Anscheinend hatte uns der Fahrer des Lastwagens wirklich nicht gehört und unsere Blaulichter hatten sich, durch die deutlich veränderte Sitzhöhe des LKW-Fahrers, nicht in dessen Rückspiegel reflektiert. Obwohl wir uns sicher waren, dass uns der Vorfahrende doch sicher wahrnehmen müsse, wurde uns das Gegenteil bewiesen. Zur Freude aller ging diese Einsatzfahrt noch glimpflich aus und ich kann voller Freude berichten, dass ich glücklicherweise nie größeren oder gefährlicheren Verkehrssituationen ausgesetzt wurde.
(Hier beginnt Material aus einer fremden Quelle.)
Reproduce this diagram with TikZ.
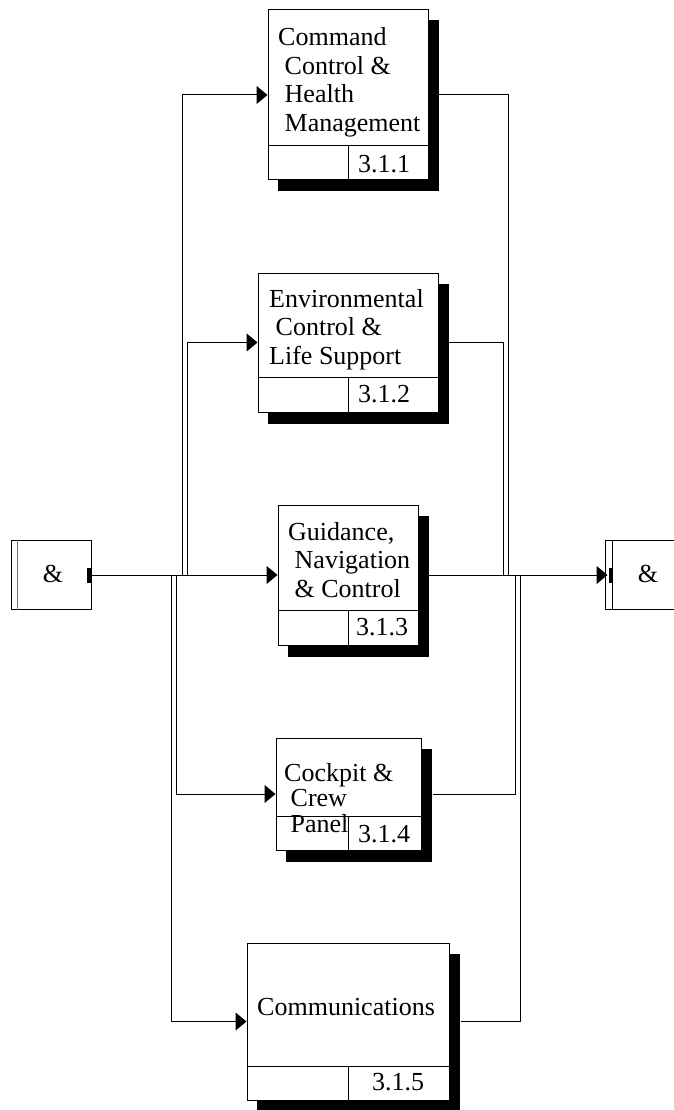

Anderen Kollegen ging es jedoch anders, sodass das Kollegium Geschichten vom kleinen Kratzer bis hin zum Totalschaden erzählen kann. Wichtig war mir immer, dass auch meinen nachfolgenden FSJ-Kollegen direkt kommuniziert wurde, wie schnell sich auf Einsatzfahrten gefährliche Situationen ergeben können. Im Zweifel gilt wie immer: Der Eigenschutz geht vor und zu diesem Eigenschutz gehört eben auch das vorausschauende und risikoorientierte Fahren auf Einsatzfahrten.